WHAT IS NEEDED - Look through the material below. Copy every line with the string "this" in it.

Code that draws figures
=-=-=-=-=

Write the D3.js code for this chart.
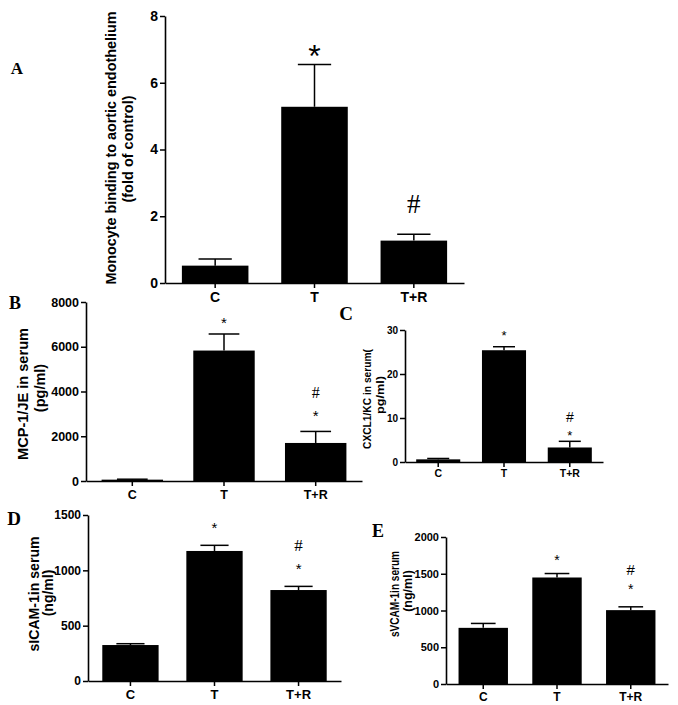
<!DOCTYPE html>
<html><head><meta charset="utf-8">
<script src="https://cdn.jsdelivr.net/npm/d3@7"></script>
<style>
html,body{margin:0;padding:0;background:#fff;}
svg{display:block;}
</style></head>
<body>
<svg id="chart" width="678" height="705"></svg>
<script>
// ---------- data ----------
const categories = ["C", "T", "T+R"];

const monocyteMean = [0.52, 5.28, 1.27];
const monocyteSem  = [0.20, 1.27, 0.19];
const monocyteTicks = [0, 2, 4, 6, 8];
const monocyteMarks = [[], ["*"], ["#"]];

const mcpMean = [60, 5830, 1700];
const mcpSem  = [20, 740, 515];
const mcpTicks = [0, 2000, 4000, 6000, 8000];
const mcpMarks = [[], ["*"], ["#", "*"]];

const cxclMean = [0.6, 25.4, 3.3];
const cxclSem  = [0.2, 0.8, 1.4];
const cxclTicks = [0, 10, 20, 30];
const cxclMarks = [[], ["*"], ["#", "*"]];

const sicamMean = [325, 1175, 822];
const sicamSem  = [12, 51, 33];
const sicamTicks = [0, 500, 1000, 1500];
const sicamMarks = [[], ["*"], ["#", "*"]];

const svcamMean = [764, 1449, 1005];
const svcamSem  = [60, 54, 45];
const svcamTicks = [0, 500, 1000, 1500, 2000];
const svcamMarks = [[], ["*"], ["#", "*"]];

// ---------- drawing ----------
const svg = d3.select("#chart");
const SANS = "'Liberation Sans', Arial, sans-serif";
const SERIF = "'Liberation Serif', 'Times New Roman', serif";

function panel(cfg) {
  const g = svg.append("g");
  const x = d3.scaleBand().domain(categories).range([cfg.x0, cfg.x1])
    .paddingInner(0.33).paddingOuter(0.17);
  const y = d3.scaleLinear().domain([0, cfg.ticks[cfg.ticks.length - 1]]).range([cfg.yb, cfg.yt]);

  // bars
  g.selectAll("rect.bar").data(categories).join("rect")
    .attr("x", d => x(d)).attr("width", x.bandwidth())
    .attr("y", (d, i) => y(cfg.mean[i]))
    .attr("height", (d, i) => y(0) - y(cfg.mean[i]))
    .attr("fill", "#000");

  // error bars (upper)
  const cap = x.bandwidth() / 2;
  categories.forEach((d, i) => {
    const cx = x(d) + x.bandwidth() / 2;
    const top = y(cfg.mean[i] + cfg.sem[i]);
    g.append("line").attr("x1", cx).attr("x2", cx)
      .attr("y1", y(cfg.mean[i])).attr("y2", top)
      .attr("stroke", "#000").attr("stroke-width", 1.5);
    g.append("line").attr("x1", cx - cap / 2).attr("x2", cx + cap / 2)
      .attr("y1", top).attr("y2", top)
      .attr("stroke", "#000").attr("stroke-width", 1.5);
  });

  // axes
  const ya = g.append("g").attr("transform", `translate(${cfg.x0},0)`)
    .call(d3.axisLeft(y).tickValues(cfg.ticks).tickFormat(d3.format("d"))
      .tickSize(5).tickSizeOuter(0).tickPadding(2));
  ya.select(".domain").attr("stroke-width", 1.6);
  ya.selectAll(".tick line").attr("stroke-width", 1.5);
  ya.selectAll(".tick text").attr("font-family", SANS).attr("font-weight", "bold")
    .attr("font-size", cfg.tickFont).attr("fill", "#000");

  const xa = g.append("g").attr("transform", `translate(0,${cfg.yb})`)
    .call(d3.axisBottom(x).tickSize(5).tickSizeOuter(0).tickPadding(cfg.xPad));
  xa.select(".domain").attr("stroke-width", 1.6);
  xa.selectAll(".tick line").attr("stroke-width", 1.5);
  xa.selectAll(".tick text").attr("font-family", SANS).attr("font-weight", "bold")
    .attr("font-size", cfg.xFont).attr("fill", "#000");

  // y title
  cfg.title.forEach(t => {
    const txt = g.append("text")
      .attr("transform", `translate(${t.x},${t.y}) rotate(-90)`)
      .attr("text-anchor", t.anchor || "middle")
      .attr("dominant-baseline", "central")
      .attr("font-family", SANS).attr("font-weight", "bold")
      .attr("font-size", t.size).attr("fill", "#000")
      .text(t.text);
    if (t.len) txt.attr("textLength", t.len).attr("lengthAdjust", "spacingAndGlyphs");
  });

  // significance marks
  cfg.marks.forEach((arr, i) => {
    const cx = x(categories[i]) + x.bandwidth() / 2;
    arr.forEach((m, j) => {
      const s = cfg.markStyle[i][j];
      g.append("text").attr("x", cx).attr("y", s.y)
        .attr("text-anchor", "middle")
        .attr("font-family", s.serif ? SERIF : SANS)
        .attr("font-weight", s.bold ? "bold" : "normal")
        .attr("font-size", s.size).attr("fill", "#000")
        .text(m);
    });
  });

  // panel letter
  g.append("text").attr("x", cfg.letter.x).attr("y", cfg.letter.y)
    .attr("text-anchor", "middle")
    .attr("font-family", SERIF).attr("font-weight", "bold")
    .attr("font-size", cfg.letter.size).attr("fill", "#000")
    .text(cfg.letter.t);
}

// Panel A
panel({
  x0: 165, x1: 464, yb: 283, yt: 16,
  mean: monocyteMean, sem: monocyteSem, ticks: monocyteTicks, marks: monocyteMarks,
  tickFont: 14, xFont: 14, xPad: 4,
  title: [
    {text: "Monocyte binding to aortic endothelium", x: 111, y: 148, size: 14.5, len: 273},
    {text: "(fold of control)", x: 128, y: 149, size: 14.5}
  ],
  markStyle: [[], [{y: 67, size: 32, serif: false}], [{y: 213, size: 27, serif: true}]],
  letter: {t: "A", x: 17, y: 74, size: 17}
});

// Panel B
panel({
  x0: 86, x1: 362, yb: 481, yt: 302,
  mean: mcpMean, sem: mcpSem, ticks: mcpTicks, marks: mcpMarks,
  tickFont: 12.5, xFont: 12.5, xPad: 4,
  title: [
    {text: "MCP-1/JE in serum", x: 23, y: 394, size: 14.5, len: 132},
    {text: "(pg/ml)", x: 40, y: 388, size: 14.5}
  ],
  markStyle: [[], [{y: 328, size: 15}], [{y: 398, size: 16, serif: true}, {y: 421, size: 15}]],
  letter: {t: "B", x: 15, y: 309, size: 18}
});

// Panel C
panel({
  x0: 405, x1: 603, yb: 462, yt: 330,
  mean: cxclMean, sem: cxclSem, ticks: cxclTicks, marks: cxclMarks,
  tickFont: 10, xFont: 10.5, xPad: 3,
  title: [
    {text: "CXCL1/KC in serum(", x: 367, y: 399, size: 11.5, len: 100},
    {text: "pg/ml)", x: 380, y: 395, size: 11.5, len: 38}
  ],
  markStyle: [[], [{y: 340, size: 13}], [{y: 422, size: 14}, {y: 440, size: 13}]],
  letter: {t: "C", x: 346, y: 320, size: 19}
});

// Panel D
panel({
  x0: 88, x1: 341, yb: 681, yt: 515,
  mean: sicamMean, sem: sicamSem, ticks: sicamTicks, marks: sicamMarks,
  tickFont: 12, xFont: 13, xPad: 4,
  title: [
    {text: "sICAM-1in serum", x: 34, y: 594, size: 14, len: 115},
    {text: "(ng/ml)", x: 48, y: 593, size: 14}
  ],
  markStyle: [[], [{y: 533, size: 15}], [{y: 551, size: 17, serif: true}, {y: 574, size: 15}]],
  letter: {t: "D", x: 14, y: 525, size: 19}
});

// Panel E
panel({
  x0: 446, x1: 668, yb: 684, yt: 537,
  mean: svcamMean, sem: svcamSem, ticks: svcamTicks, marks: svcamMarks,
  tickFont: 11, xFont: 12, xPad: 3,
  title: [
    {text: "sVCAM-1in serum", x: 395, y: 594, size: 12.5, len: 86},
    {text: "(ng/ml)", x: 408, y: 591, size: 12.5}
  ],
  markStyle: [[], [{y: 565, size: 14}], [{y: 575, size: 15}, {y: 594, size: 14}]],
  letter: {t: "E", x: 378, y: 537, size: 18}
});
</script>
</body></html>
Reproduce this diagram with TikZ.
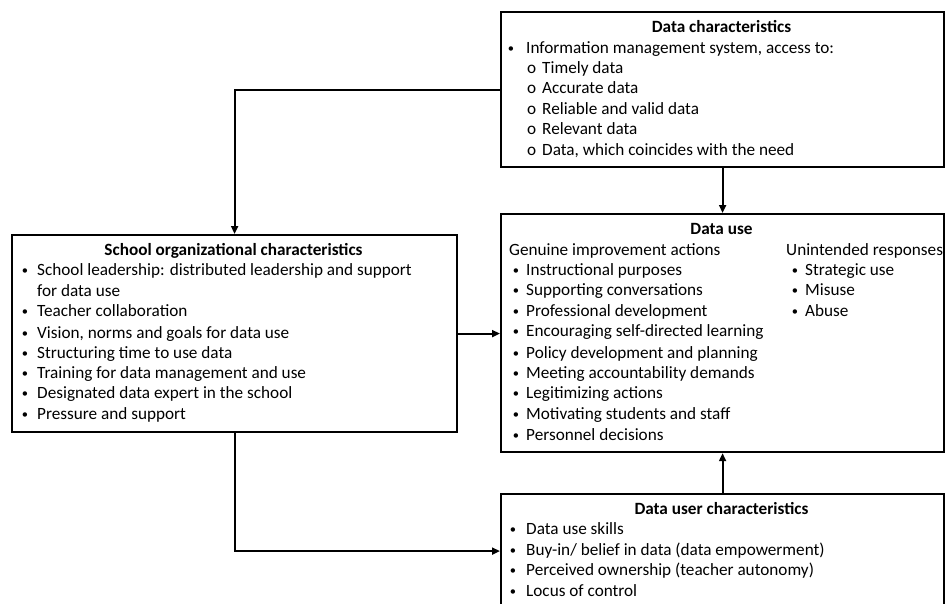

=-=-=-=-=

RIGHT ANSWER -
Write the D3.js code for this chart.
Reproduce this diagram with TikZ.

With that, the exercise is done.